La clé d'un rapprochement, avec la droite ou avec la gauche, est sur la table. François Bayrou, qui veut reconstituer sa famille politique à l'Assemblée nationale, demande une part de proportionnelle dans le mode de scrutin.
"JE PENSE QU'IL PRÉFÉRERAIT HOLLANDE"
L'entente peut-elle être plus simple avec François Hollande ? Humainement, disent les amis du Béarnais, sans aucun doute. "A conditions égales, je pense qu'il préférerait Hollande", estime l'ancien banquier Jean Peyrelevade, qui, après avoir conçu le programme économique de François Bayrou en 2007, puis l'avoir quitté en 2009, se dit aujourd'hui à égale distance des deux hommes.

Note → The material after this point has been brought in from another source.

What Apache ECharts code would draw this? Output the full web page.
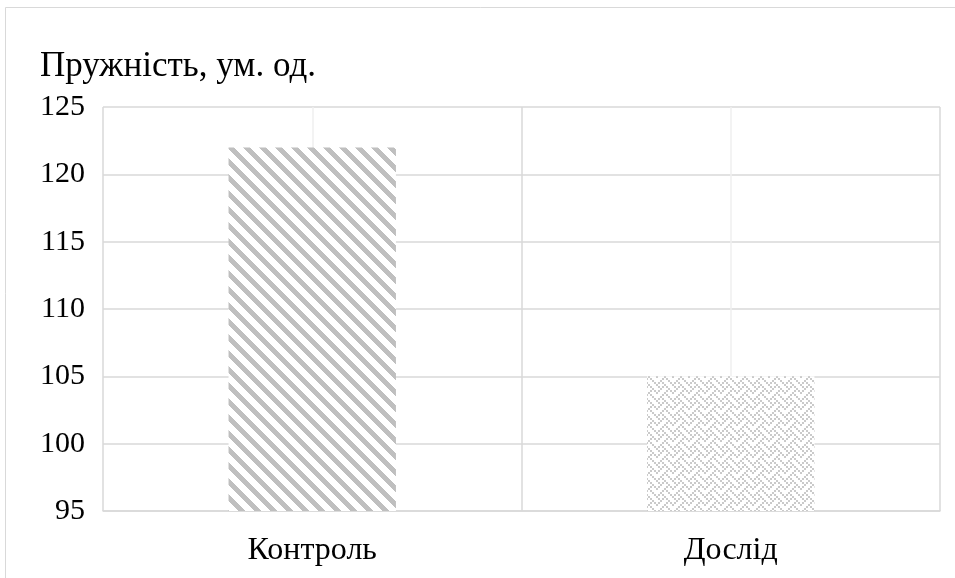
<!DOCTYPE html>
<html>
<head>
<meta charset="utf-8">
<title>Пружність</title>
<script src="https://cdn.jsdelivr.net/npm/echarts@6/dist/echarts.min.js"></script>
<style>
  html, body { margin: 0; padding: 0; background: #fff; }
  #chart { width: 955px; height: 578px; }
</style>
</head>
<body>
<div id="chart"></div>
<script>
// Chart data
const titleText = 'Пружність, ум. од.';
const categories = ['Контроль', 'Дослід'];
const values = [122, 105];
const yTicks = { min: 95, max: 125, step: 5 };

// Diagonal stripe fill ("\" direction), 16px period, on white
function stripePattern(color) {
  const c = document.createElement('canvas');
  c.width = 16; c.height = 16;
  const ctx = c.getContext('2d');
  ctx.fillStyle = '#fff';
  ctx.fillRect(0, 0, 16, 16);
  ctx.fillStyle = color;
  for (let y = 0; y < 16; y++) {
    for (let x = 0; x < 16; x++) {
      if (((x - y) % 16 + 16) % 16 < 7) ctx.fillRect(x, y, 1, 1);
    }
  }
  return c;
}

// Weave fill: 8x8 bitmap drawn at 2x, on white
function weavePattern(color) {
  const rows = [0x88, 0x54, 0x22, 0x45, 0x88, 0x14, 0x22, 0x51];
  const c = document.createElement('canvas');
  c.width = 16; c.height = 16;
  const ctx = c.getContext('2d');
  ctx.fillStyle = '#fff';
  ctx.fillRect(0, 0, 16, 16);
  ctx.fillStyle = color;
  rows.forEach((bits, r) => {
    for (let col = 0; col < 8; col++) {
      if (bits & (0x80 >> col)) ctx.fillRect(col * 2, r * 2, 2, 2);
    }
  });
  return c;
}

const fills = [
  { image: stripePattern('#bfbfbf'), repeat: 'repeat' },
  { image: weavePattern('#cacaca'), repeat: 'repeat' }
];

const font = '"Liberation Serif", "Times New Roman", serif';
const chart = echarts.init(document.getElementById('chart'), null, { renderer: 'canvas' });

chart.setOption({
  animation: false,
  backgroundColor: '#fff',
  textStyle: { fontFamily: font },
  title: {
    text: titleText,
    left: 35,
    top: 44,
    textStyle: { fontFamily: font, fontSize: 35, fontWeight: 'normal', color: '#000' }
  },
  graphic: [{
    type: 'rect',
    z: -10,
    silent: true,
    shape: { x: 5.5, y: 7.5, width: 1000, height: 700 },
    style: { fill: 'none', stroke: '#d9d9d9', lineWidth: 1 }
  }],
  grid: { left: 103, right: 15, top: 107, bottom: 67 },
  xAxis: [
    {
      type: 'category',
      data: categories,
      axisLine: { show: true, lineStyle: { color: '#d9d9d9', width: 1.5 } },
      axisTick: { show: false },
      splitLine: { show: false },
      axisLabel: { margin: 24, fontSize: 32, fontFamily: font, color: '#000' }
    },
    {
      // vertical grid: category boundaries and centres
      type: 'value',
      min: 0, max: 4, interval: 1,
      position: 'top',
      axisLine: { show: false },
      axisTick: { show: false },
      axisLabel: { show: false },
      splitLine: { show: true, lineStyle: { color: ['#d9d9d9', '#efefef'], width: 1.5 } }
    }
  ],
  yAxis: {
    type: 'value',
    min: yTicks.min,
    max: yTicks.max,
    interval: yTicks.step,
    axisLine: { show: false },
    axisTick: { show: false },
    axisLabel: { margin: 18, fontSize: 30, fontFamily: font, color: '#000' },
    splitLine: { show: true, lineStyle: { color: '#d9d9d9', width: 1.5 } }
  },
  series: [{
    type: 'bar',
    xAxisIndex: 0,
    barWidth: '40%',
    data: values.map((v, i) => ({ value: v, itemStyle: { color: fills[i] } }))
  }]
});
</script>
</body>
</html>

Une alliance à droite pourrait faire des étincelles. "Je suis très clair. Je suis arrivé au MoDem avec un objectif : battre Nicolas Sarkozy. On ne peut pas faire une majorité nouvelle avec un parti au pouvoir", prévient Jean-Luc Bennahmias, vice-président du MoDem, venu en 2007 des Verts. Mais le PS aura-t-il besoin de François Bayrou ? "C'est sûr qu'on ne pèsera pas autant à 10 % qu'à 15 %", convient l'ancien écologiste.
François Bayrou, 60 ans, qui a souvent prêché le temps long contre la dictature de l'instantané, s'engage dans un implacable contre-la-montre. Cinq mois chrono. Troisième saison et toujours aussi "addict".